■ Given instruction
Images are excluded; otherwise, output every record exactly.

══════════

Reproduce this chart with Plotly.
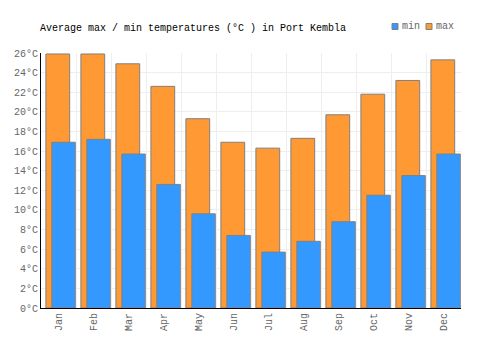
import plotly.graph_objects as go

months = ["Jan", "Feb", "Mar", "Apr", "May", "Jun", "Jul", "Aug", "Sep", "Oct", "Nov", "Dec"]
max_temp = [25.9, 25.9, 24.9, 22.6, 19.3, 16.9, 16.3, 17.3, 19.7, 21.8, 23.2, 25.3]
min_temp = [16.9, 17.2, 15.7, 12.6, 9.6, 7.4, 5.7, 6.8, 8.8, 11.5, 13.5, 15.7]

FONT = "Liberation Mono"
BLUE = "#3399ff"
ORANGE = "#ff9933"
EDGE = "#808080"

fig = go.Figure()
fig.add_trace(go.Bar(x=months, y=max_temp, name="max", marker=dict(color=ORANGE, line=dict(color=EDGE, width=1)),
                     offset=-0.36, width=0.68, showlegend=False))
fig.add_trace(go.Bar(x=months, y=min_temp, name="min", marker=dict(color=BLUE, line=dict(color=EDGE, width=1)),
                     offset=-0.19, width=0.67, showlegend=False))

fig.update_layout(
    width=500, height=350,
    margin=dict(l=41, r=39, t=53, b=42),
    barmode="overlay",
    paper_bgcolor="white", plot_bgcolor="white",
    font=dict(family=FONT, size=10, color="#666666"),
    title=dict(text="Average max / min temperatures (°C ) in Port Kembla", x=40/500, xanchor="left",
               y=1 - 27/350, yanchor="middle", font=dict(family=FONT, size=10, color="#000000")),
    xaxis=dict(type="category", tickson="boundaries", showgrid=True, gridcolor="#eeeeee", gridwidth=1,
               tickangle=-90, ticks="", showline=True, linecolor="#000000", linewidth=1,
               range=[-0.5, 11.5], tickfont=dict(family=FONT, size=10, color="#666666")),
    yaxis=dict(range=[0, 26], dtick=2, ticksuffix="°C", showgrid=True, gridcolor="#eeeeee", gridwidth=1,
               showline=True, linecolor="#000000", linewidth=1, ticks="", zeroline=False,
               tickfont=dict(family=FONT, size=10, color="#666666")),
    shapes=[
        dict(type="rect", xref="paper", yref="paper", x0=(392-41)/420, x1=(398-41)/420,
             y0=(350-42-23.5)/255, y1=(350-42-29.5)/255, fillcolor=BLUE, line=dict(color=EDGE, width=1)),
        dict(type="rect", xref="paper", yref="paper", x0=(426-41)/420, x1=(432-41)/420,
             y0=(350-42-23.5)/255, y1=(350-42-29.5)/255, fillcolor=ORANGE, line=dict(color=EDGE, width=1)),
    ],
    annotations=[
        dict(text="min", xref="paper", yref="paper", x=(400-41)/420, y=(350-42-27)/255,
             xanchor="left", yanchor="middle", showarrow=False, font=dict(family=FONT, size=10, color="#666666")),
        dict(text="max", xref="paper", yref="paper", x=(434-41)/420, y=(350-42-27)/255,
             xanchor="left", yanchor="middle", showarrow=False, font=dict(family=FONT, size=10, color="#666666")),
    ],
)

fig.write_html("out.html")
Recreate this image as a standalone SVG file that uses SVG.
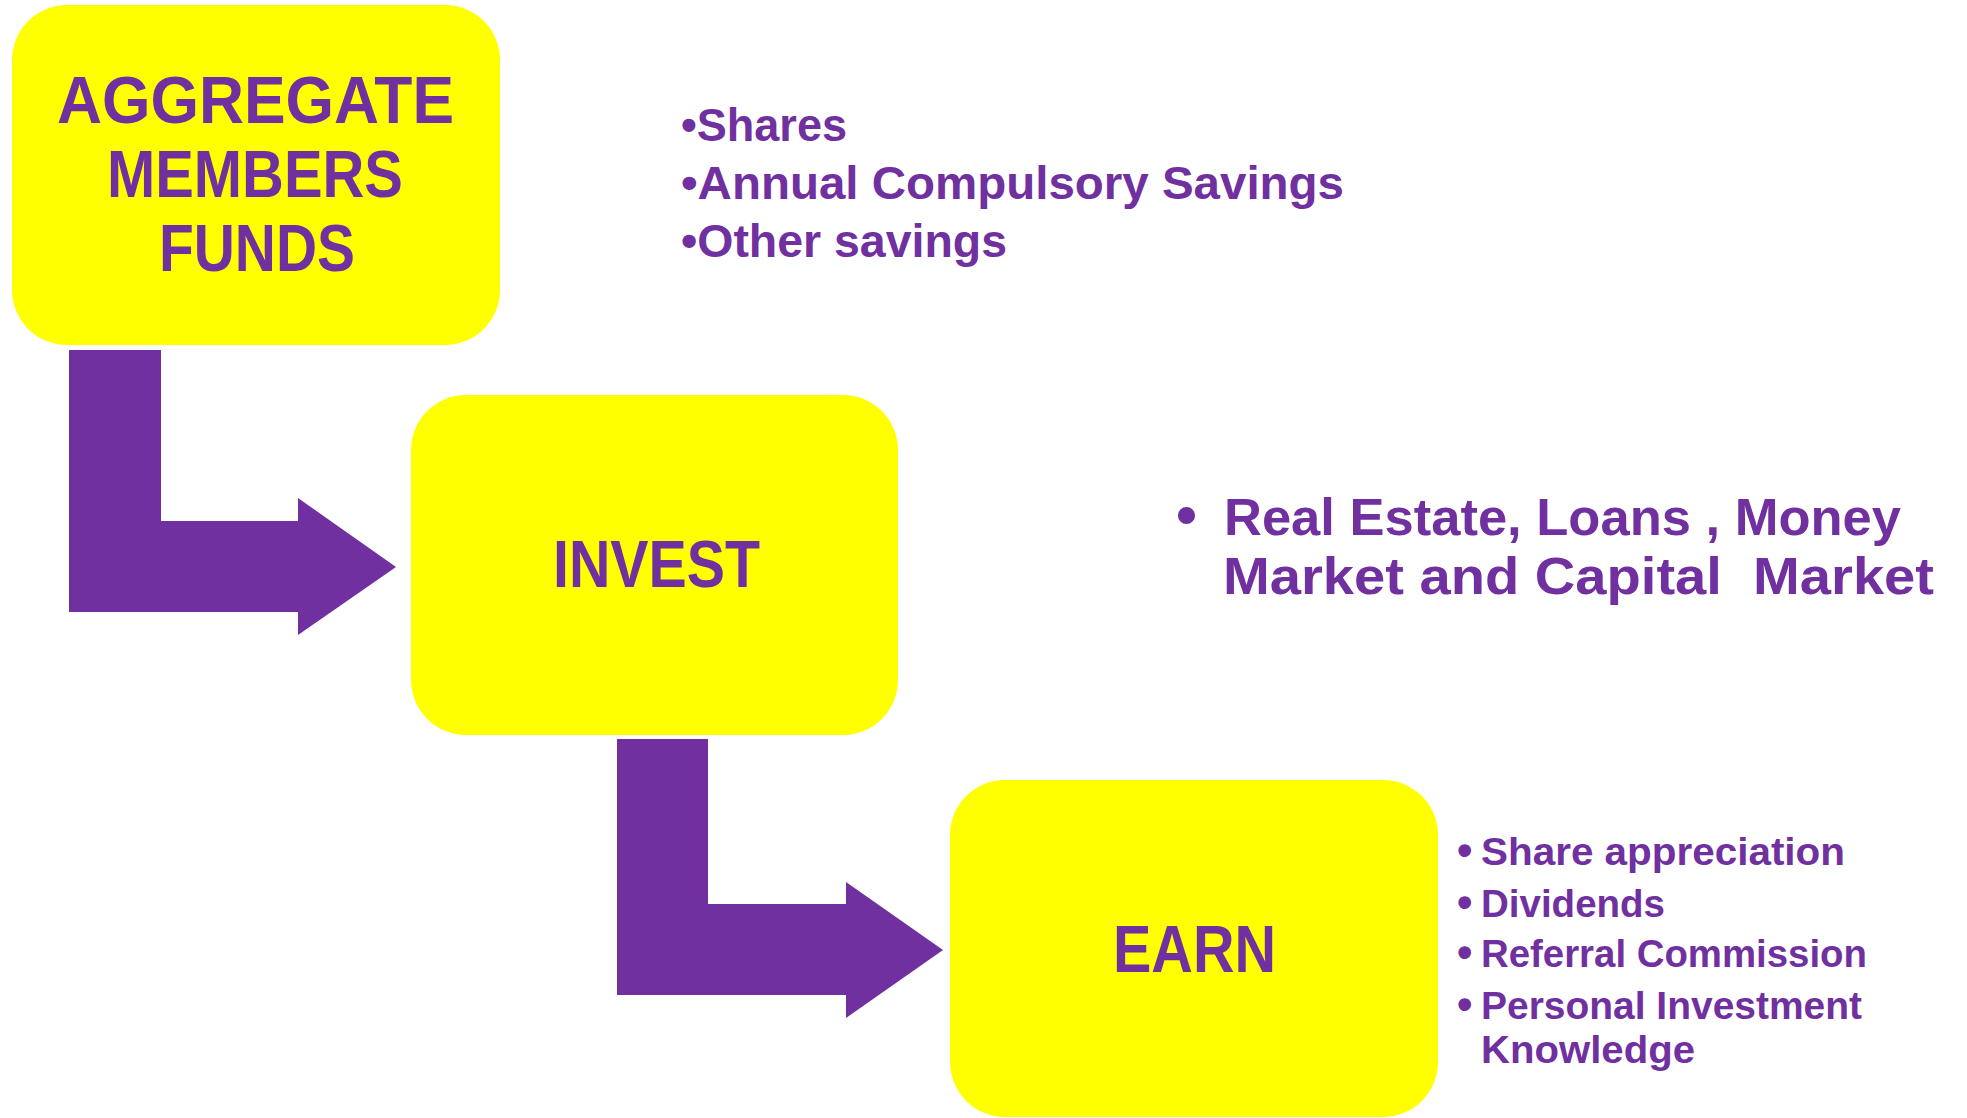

══════════

■ Full answer
Reproduce this chart with Plotly.
import plotly.graph_objects as go

months = ["Jan", "Feb", "Mar", "Apr", "May", "Jun", "Jul", "Aug", "Sep", "Oct", "Nov", "Dec"]
max_temp = [25.9, 25.9, 24.9, 22.6, 19.3, 16.9, 16.3, 17.3, 19.7, 21.8, 23.2, 25.3]
min_temp = [16.9, 17.2, 15.7, 12.6, 9.6, 7.4, 5.7, 6.8, 8.8, 11.5, 13.5, 15.7]

FONT = "Liberation Mono"
BLUE = "#3399ff"
ORANGE = "#ff9933"
EDGE = "#808080"

fig = go.Figure()
fig.add_trace(go.Bar(x=months, y=max_temp, name="max", marker=dict(color=ORANGE, line=dict(color=EDGE, width=1)),
                     offset=-0.36, width=0.68, showlegend=False))
fig.add_trace(go.Bar(x=months, y=min_temp, name="min", marker=dict(color=BLUE, line=dict(color=EDGE, width=1)),
                     offset=-0.19, width=0.67, showlegend=False))

fig.update_layout(
    width=500, height=350,
    margin=dict(l=41, r=39, t=53, b=42),
    barmode="overlay",
    paper_bgcolor="white", plot_bgcolor="white",
    font=dict(family=FONT, size=10, color="#666666"),
    title=dict(text="Average max / min temperatures (°C ) in Port Kembla", x=40/500, xanchor="left",
               y=1 - 27/350, yanchor="middle", font=dict(family=FONT, size=10, color="#000000")),
    xaxis=dict(type="category", tickson="boundaries", showgrid=True, gridcolor="#eeeeee", gridwidth=1,
               tickangle=-90, ticks="", showline=True, linecolor="#000000", linewidth=1,
               range=[-0.5, 11.5], tickfont=dict(family=FONT, size=10, color="#666666")),
    yaxis=dict(range=[0, 26], dtick=2, ticksuffix="°C", showgrid=True, gridcolor="#eeeeee", gridwidth=1,
               showline=True, linecolor="#000000", linewidth=1, ticks="", zeroline=False,
               tickfont=dict(family=FONT, size=10, color="#666666")),
    shapes=[
        dict(type="rect", xref="paper", yref="paper", x0=(392-41)/420, x1=(398-41)/420,
             y0=(350-42-23.5)/255, y1=(350-42-29.5)/255, fillcolor=BLUE, line=dict(color=EDGE, width=1)),
        dict(type="rect", xref="paper", yref="paper", x0=(426-41)/420, x1=(432-41)/420,
             y0=(350-42-23.5)/255, y1=(350-42-29.5)/255, fillcolor=ORANGE, line=dict(color=EDGE, width=1)),
    ],
    annotations=[
        dict(text="min", xref="paper", yref="paper", x=(400-41)/420, y=(350-42-27)/255,
             xanchor="left", yanchor="middle", showarrow=False, font=dict(family=FONT, size=10, color="#666666")),
        dict(text="max", xref="paper", yref="paper", x=(434-41)/420, y=(350-42-27)/255,
             xanchor="left", yanchor="middle", showarrow=False, font=dict(family=FONT, size=10, color="#666666")),
    ],
)

fig.write_html("out.html")
Recreate this image as a standalone SVG file that uses SVG.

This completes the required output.